伍圖被齊天踩住胸口,隻感覺氣都喘不上來,他張大嘴巴,努力吸氣,同時斷斷續續道:“我……我沒動那……那些金屬……沒有!”
“不說是吧!”齊天麵露狠厲,腳上突然用力。
“哢嚓”一聲輕響,清楚的傳進所有人耳中。
就見伍圖的胸腔處明顯的塌陷了下去,一口鮮血從伍圖口中湧出。
這一幕,讓伍宏凱整個身體不自主的顫抖起來,這是他的親侄子啊,就在自己麵前,被人這麼折磨,剛剛那一下,胸骨肯定塌了,如果得不到及時治療,會死的!

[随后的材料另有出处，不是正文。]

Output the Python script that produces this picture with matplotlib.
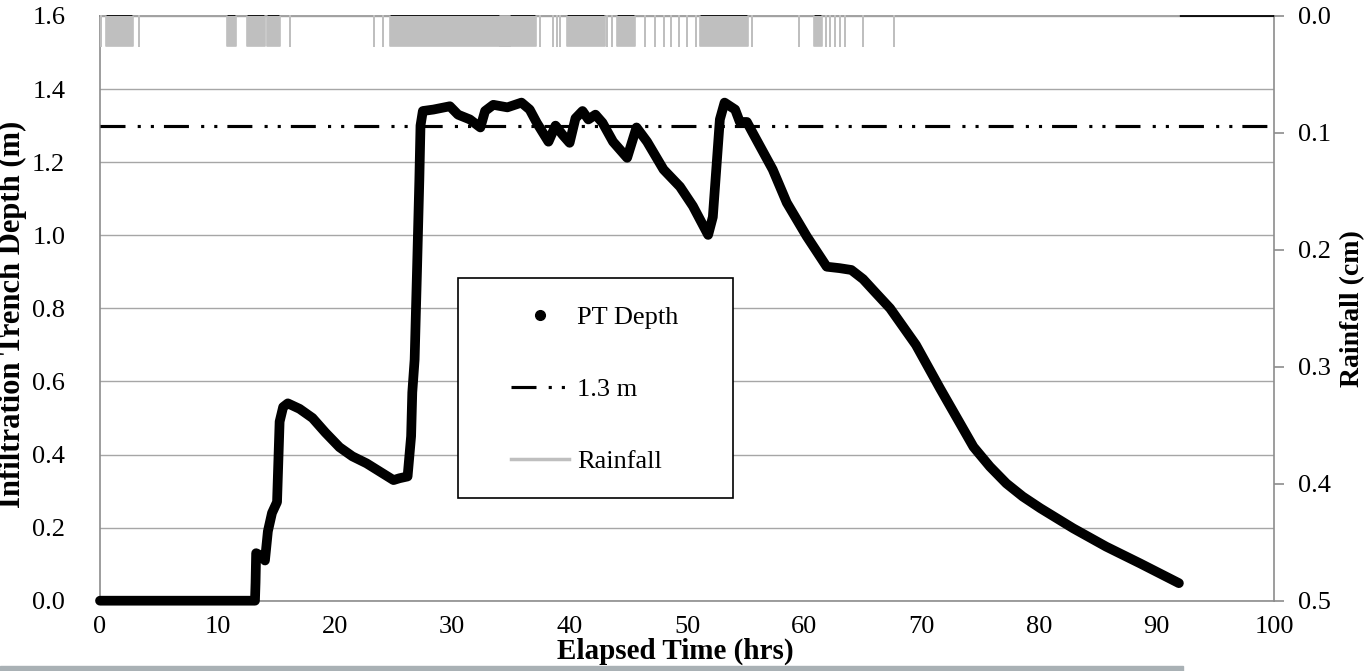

“嘴硬是吧!你以為我治不了你了?我告訴你,這裡麵,有的是人能治你!”
齊天把腳從伍圖的胸口上移開,隨後看向伍宏凱,笑道:“領導,我處理這些事次數不多,沒什麼經驗,你說麵對這種打死都不招的人,應該用什麼辦法折磨比較好?找幾根尖刺,順著指甲縫一點一點的紮進去,再把指甲拔下來,把手指一點一點敲斷,你說這個過程當中,能撬開他的嘴嗎?”

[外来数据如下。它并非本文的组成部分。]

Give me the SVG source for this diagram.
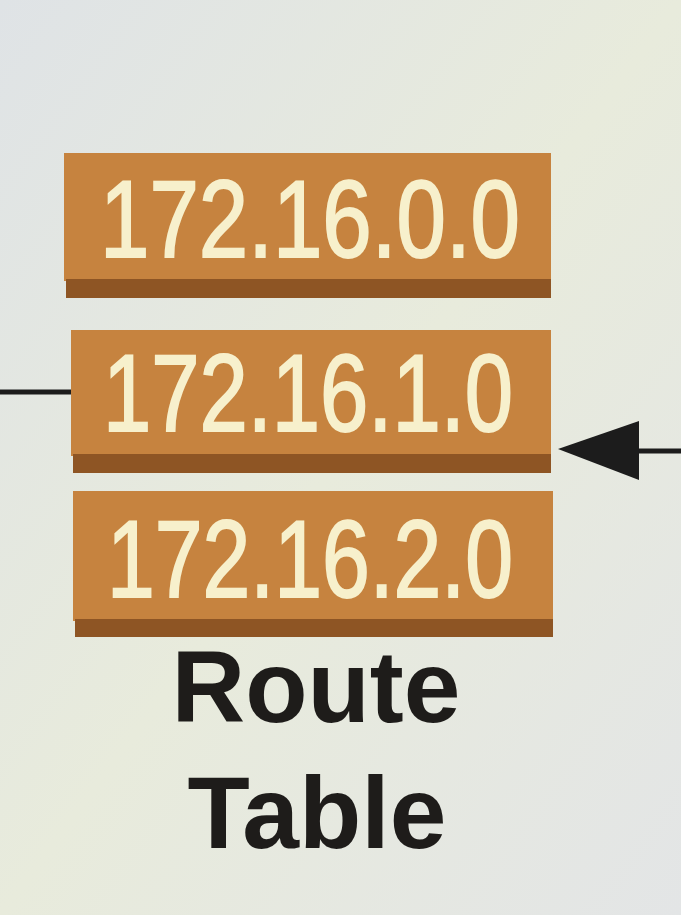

伍宏凱聽著齊天所說,臉色一陣青紫,嘴唇都在發顫,說不出一點話來,因為齊天正在跟他商量,該怎麼用殘忍的手段去折磨他的侄子!
齊天見伍宏凱不說話,遺憾的搖了搖頭:“看樣子,我這手段太輕了,沒讓你滿意啊,那就容我先想想,審另外一個再說。”
齊天走到許誌麵前,揪著許誌的領子,隨後一腳踹在許誌的腿彎處,許誌當場就跪了下來。
那雙膝重重的磕在地上,光是聽聲音都讓人感覺疼的不行。
齊天看著許誌,表情冰冷的問道:“說!誰派你來的!你們盜取那些稀有金屬的目的是什麼!”

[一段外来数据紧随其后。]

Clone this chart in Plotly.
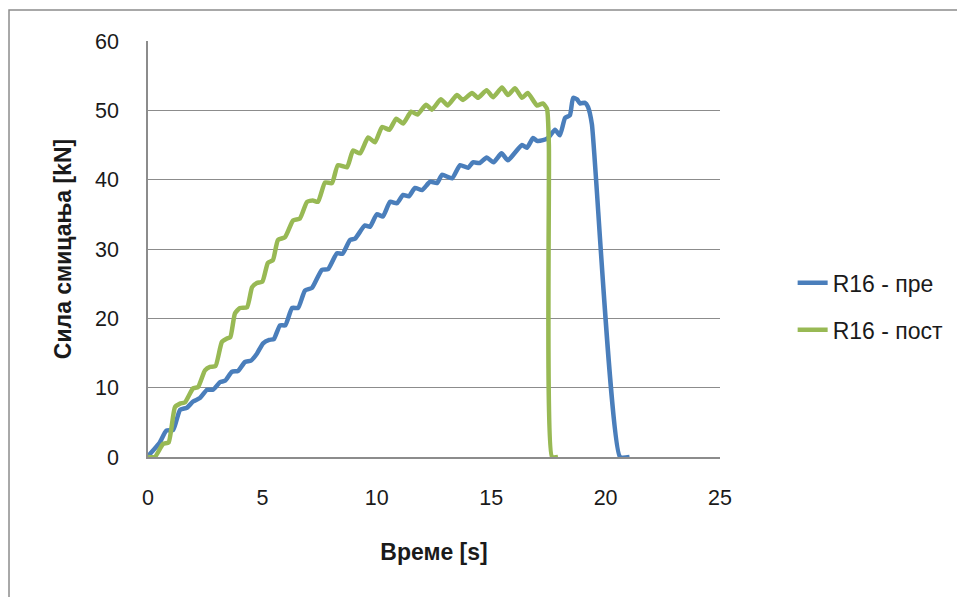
import plotly.graph_objects as go

# Time [s] and shear force [kN]
t_pre = [0, 0.1, 0.5, 0.8, 1.1, 1.4, 1.7, 1.97, 2.27, 2.58, 2.84, 3.15, 3.37, 3.67, 3.93,
         4.24, 4.5, 4.76, 5.03, 5.3, 5.5, 5.77, 6.0, 6.3, 6.56, 6.86, 7.17, 7.6, 7.87,
         8.26, 8.5, 8.83, 9.05, 9.48, 9.7, 10.0, 10.27, 10.58, 10.88, 11.15, 11.4, 11.67,
         11.98, 12.33, 12.63, 12.85, 13.29, 13.64, 13.99, 14.2, 14.5, 14.8, 15.1, 15.45,
         15.73, 16.04, 16.35, 16.56, 16.83, 17.0, 17.26, 17.48, 17.79, 18.0, 18.23, 18.44,
         18.58, 18.75, 18.88, 19.1, 19.23, 19.4, 20.63, 21.05]
f_pre = [0, 0.5, 2.0, 3.8, 3.9, 6.8, 7.1, 8.0, 8.5, 9.7, 9.7, 10.8, 11.0, 12.3, 12.4,
         13.7, 13.9, 14.9, 16.4, 16.9, 17.0, 19.0, 19.0, 21.5, 21.5, 24.0, 24.4, 27.0, 27.1,
         29.4, 29.3, 31.3, 31.5, 33.4, 33.2, 35.0, 34.7, 36.8, 36.6, 37.8, 37.6, 38.8,
         38.5, 39.7, 39.5, 40.7, 40.2, 42.1, 41.7, 42.5, 42.4, 43.2, 42.5, 43.8,
         42.8, 43.9, 45.0, 44.6, 46.0, 45.6, 45.7, 46.0, 47.2, 46.4, 48.9, 49.3,
         51.8, 51.6, 51.0, 51.1, 50.5, 48.0, 0, 0]

t_post = [0, 0.3, 0.66, 0.9, 1.18, 1.4, 1.62, 1.97, 2.19, 2.49, 2.71, 2.95, 3.23, 3.45,
          3.6, 3.8, 4.02, 4.33, 4.55, 4.76, 5.0, 5.24, 5.46, 5.68, 5.99, 6.34, 6.64, 6.95,
          7.2, 7.43, 7.74, 8.04, 8.3, 8.7, 8.96, 9.27, 9.62, 9.92, 10.23, 10.55, 10.85,
          11.15, 11.5, 11.78, 12.15, 12.41, 12.8, 13.1, 13.5, 13.77, 14.16, 14.42, 14.8,
          15.08, 15.47, 15.73, 16.04, 16.35, 16.6, 17.0, 17.26, 17.44, 17.52, 17.66, 17.92]
f_post = [0, 0, 1.9, 2.1, 7.2, 7.7, 7.9, 9.9, 10.1, 12.5, 13.0, 13.1, 16.6, 17.1,
          17.3, 20.7, 21.5, 21.6, 24.5, 25.1, 25.3, 28.0, 28.4, 31.3, 31.7, 34.1, 34.4, 36.8,
          37.0, 36.8, 39.6, 39.5, 42.1, 41.8, 44.2, 43.8, 46.1, 45.4, 47.6, 47.2, 48.8,
          48.1, 49.8, 49.4, 50.8, 50.1, 51.6, 50.7, 52.2, 51.5, 52.5, 51.8, 52.9,
          51.9, 53.3, 52.2, 53.2, 51.8, 52.5, 50.7, 51.0, 50.2, 45.0, 0, 0]

x_ticks = [0, 5, 10, 15, 20, 25]
y_ticks = [0, 10, 20, 30, 40, 50, 60]

FONT = "Liberation Sans, Arial, sans-serif"
GRID = "#8c8c8c"
TXT = "#1a1a1a"

fig = go.Figure()
fig.add_trace(go.Scatter(x=t_pre, y=f_pre, mode="lines", name="R16 - пре", legendgroup="a",
                         line=dict(color="#4A7EBB", width=4.5, shape="spline", smoothing=0.5)))
fig.add_trace(go.Scatter(x=t_post, y=f_post, mode="lines", name="R16 - пост", legendgroup="b",
                         line=dict(color="#98B954", width=4.5, shape="spline", smoothing=0.5)))

fig.update_layout(
    width=965, height=597,
    margin=dict(l=140, r=253, t=33, b=148, autoexpand=False),
    paper_bgcolor="white", plot_bgcolor="white",
    font=dict(family=FONT, size=21, color=TXT),
    showlegend=True,
    legend=dict(x=1.127, xanchor="left", y=0.362, yanchor="middle", xref="paper",
                font=dict(size=23, color=TXT), traceorder="grouped", tracegroupgap=14,
                bgcolor="rgba(0,0,0,0)"),
    xaxis=dict(range=[0, 25], tickvals=x_ticks, ticktext=[str(v) for v in x_ticks],
               showgrid=False, zeroline=False, showline=True, linecolor=GRID, linewidth=1.5,
               ticks="", ticklabelstandoff=20, automargin=False,
               tickfont=dict(size=21.5, color=TXT),
               title=dict(text="<b>Време [s]</b>", font=dict(size=23, color=TXT), standoff=35)),
    yaxis=dict(range=[0, 60], tickvals=y_ticks, ticktext=[str(v) for v in y_ticks],
               showgrid=True, gridcolor=GRID, gridwidth=1.2, zeroline=False,
               showline=True, linecolor=GRID, linewidth=1.5,
               ticks="", ticklabelstandoff=23, automargin=False,
               tickfont=dict(size=21.5, color=TXT),
               title=dict(text="<b>Сила смицања [kN]</b>", font=dict(size=23, color=TXT), standoff=17)),
    shapes=[dict(type="rect", xref="paper", yref="paper", x0=-0.243, x1=1.6, y0=-0.6, y1=1.0745,
                 line=dict(color="#8c8c8c", width=1.5), layer="below")],
)

fig.write_html("out.html")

許誌冷冷的看了齊天一眼,沒有說話,他給沈英縱當了二十二年司機,那忠心程度是沒得說的。
“耳聾,聽不見我說話是嗎。”齊天衝一名安保成員開口,“既然耳朵聾著,要這耳朵也沒用,割了!”
那名安保聽到這話,沒有絲毫遲疑,上前兩步,直接從腰後抽出一把彎刀,揪起許誌的左耳,生生將其割了下來。
在這過程當中,許誌發出了殺豬一般的慘叫聲。
“還會出聲啊,我以為不光聾著,同時還啞著。”齊天再次問道,“說!誰派你來的!”
沈英縱在一旁看著,忍不住心中的怒氣,一步上前。
沈英才見狀,連忙伸手攔住沈英縱,不停的衝沈英縱搖頭,示意沈英縱不要衝動。
沈英縱目眥欲裂,這是跟了他二十二年的親信啊!可以說從沈英縱剛剛接觸到氏族權利的時候,對方就跟著他。
二十二年的司機,二十二年的親信,但凡是人,就會有感情!
但現在呢,沈英縱隻能看著!就這麼看著自己的親信被人把耳朵割下來,而自己卻什麼都做不了!